**SUPPLIED MATERIAL:**
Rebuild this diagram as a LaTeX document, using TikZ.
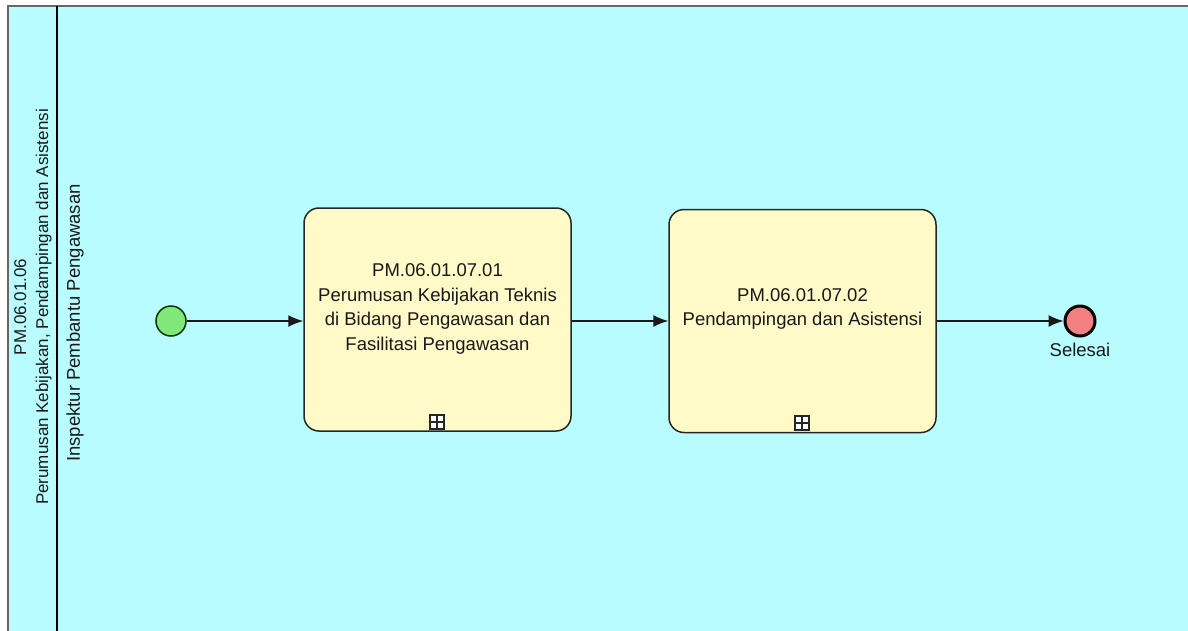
\documentclass[tikz,border=0pt]{standalone}
\usepackage{fontspec}
\setmainfont{Liberation Sans}
\usetikzlibrary{arrows.meta}
\definecolor{poolfill}{RGB}{184,252,255}
\definecolor{taskfill}{RGB}{255,250,200}
\definecolor{startfill}{RGB}{128,232,120}
\definecolor{endfill}{RGB}{242,128,128}
\definecolor{txt}{RGB}{25,25,25}
\tikzset{
  lbl/.style={font=\fontsize{18.5}{24.5}\selectfont, text=txt, align=center, inner sep=0pt},
  poollbl/.style={font=\fontsize{17}{22}\selectfont, text=txt, align=center, inner sep=0pt},
  taskbox/.style={draw=black!85, line width=1.5pt, fill=taskfill, rounded corners=15pt, minimum width=267pt, minimum height=223pt, inner sep=0pt},
  marker/.style={draw=black!85, line width=1.2pt, fill=white, minimum width=14pt, minimum height=14pt, inner sep=0pt},
  flow/.style={line width=1.4pt, draw=black!90, -{Latex[length=15pt,width=12pt]}},
  startev/.style={circle, draw=black!80!green, line width=1.5pt, fill=startfill, minimum size=30pt, inner sep=0pt},
  endev/.style={circle, draw=black, line width=3pt, fill=endfill, minimum size=30pt, inner sep=0pt}
}
\begin{document}
\begin{tikzpicture}[x=1pt,y=-1pt]
\useasboundingbox (0,0) rectangle (1188,630);
\fill[white] (0,0) rectangle (1188,630);
\fill[poolfill] (8,6) rectangle (1190,632);
\draw[black!60, line width=1.2pt] (1190,6) -- (8,6) -- (8,632);
\draw[black, line width=2pt] (57,6) -- (57,632);
% pool and lane labels
\node[poollbl, rotate=90] (pool) at (33,307) {PM.06.01.06\\Perumusan Kebijakan, Pendampingan dan Asistensi};
\node[lbl, rotate=90] (lane) at (75,323) {Inspektur Pembantu Pengawasan};
% events
\node[startev] (start) at (171,321) {};
\node[endev] (end) at (1080,321) {};
\node[lbl, anchor=north] (endlbl) at (1080,343) {Selesai};
% tasks
\node[taskbox] (t1) at (437.5,319.5) {};
\node[lbl] (t1lbl) at (437.5,309) {PM.06.01.07.01\\Perumusan Kebijakan Teknis\\di Bidang Pengawasan dan\\Fasilitasi Pengawasan};
\node[marker] (m1) at (437,422) {};
\draw[black!85, line width=1.2pt] (m1.north) -- (m1.south) (m1.west) -- (m1.east);
\node[taskbox] (t2) at (802.5,321) {};
\node[lbl] (t2lbl) at (802.5,309) {PM.06.01.07.02\\Pendampingan dan Asistensi};
\node[marker] (m2) at (802,423) {};
\draw[black!85, line width=1.2pt] (m2.north) -- (m2.south) (m2.west) -- (m2.east);
% flows
\draw[flow] (start.east) -- (start.east -| t1.west);
\draw[flow] (t1.east |- 0,321) -- (t2.west);
\draw[flow] (t2.east) -- (end.west);
\end{tikzpicture}
\end{document}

**WRITTEN EXERCISE:** Exclude the pictures, and transcribe all of the material exactly.

**OUTPUT OF THE TASK:**
Rebuild this diagram as a LaTeX document, using TikZ.
\documentclass[tikz,border=0pt]{standalone}
\usepackage{fontspec}
\setmainfont{Liberation Sans}
\usetikzlibrary{arrows.meta}
\definecolor{poolfill}{RGB}{184,252,255}
\definecolor{taskfill}{RGB}{255,250,200}
\definecolor{startfill}{RGB}{128,232,120}
\definecolor{endfill}{RGB}{242,128,128}
\definecolor{txt}{RGB}{25,25,25}
\tikzset{
  lbl/.style={font=\fontsize{18.5}{24.5}\selectfont, text=txt, align=center, inner sep=0pt},
  poollbl/.style={font=\fontsize{17}{22}\selectfont, text=txt, align=center, inner sep=0pt},
  taskbox/.style={draw=black!85, line width=1.5pt, fill=taskfill, rounded corners=15pt, minimum width=267pt, minimum height=223pt, inner sep=0pt},
  marker/.style={draw=black!85, line width=1.2pt, fill=white, minimum width=14pt, minimum height=14pt, inner sep=0pt},
  flow/.style={line width=1.4pt, draw=black!90, -{Latex[length=15pt,width=12pt]}},
  startev/.style={circle, draw=black!80!green, line width=1.5pt, fill=startfill, minimum size=30pt, inner sep=0pt},
  endev/.style={circle, draw=black, line width=3pt, fill=endfill, minimum size=30pt, inner sep=0pt}
}
\begin{document}
\begin{tikzpicture}[x=1pt,y=-1pt]
\useasboundingbox (0,0) rectangle (1188,630);
\fill[white] (0,0) rectangle (1188,630);
\fill[poolfill] (8,6) rectangle (1190,632);
\draw[black!60, line width=1.2pt] (1190,6) -- (8,6) -- (8,632);
\draw[black, line width=2pt] (57,6) -- (57,632);
% pool and lane labels
\node[poollbl, rotate=90] (pool) at (33,307) {PM.06.01.06\\Perumusan Kebijakan, Pendampingan dan Asistensi};
\node[lbl, rotate=90] (lane) at (75,323) {Inspektur Pembantu Pengawasan};
% events
\node[startev] (start) at (171,321) {};
\node[endev] (end) at (1080,321) {};
\node[lbl, anchor=north] (endlbl) at (1080,343) {Selesai};
% tasks
\node[taskbox] (t1) at (437.5,319.5) {};
\node[lbl] (t1lbl) at (437.5,309) {PM.06.01.07.01\\Perumusan Kebijakan Teknis\\di Bidang Pengawasan dan\\Fasilitasi Pengawasan};
\node[marker] (m1) at (437,422) {};
\draw[black!85, line width=1.2pt] (m1.north) -- (m1.south) (m1.west) -- (m1.east);
\node[taskbox] (t2) at (802.5,321) {};
\node[lbl] (t2lbl) at (802.5,309) {PM.06.01.07.02\\Pendampingan dan Asistensi};
\node[marker] (m2) at (802,423) {};
\draw[black!85, line width=1.2pt] (m2.north) -- (m2.south) (m2.west) -- (m2.east);
% flows
\draw[flow] (start.east) -- (start.east -| t1.west);
\draw[flow] (t1.east |- 0,321) -- (t2.west);
\draw[flow] (t2.east) -- (end.west);
\end{tikzpicture}
\end{document}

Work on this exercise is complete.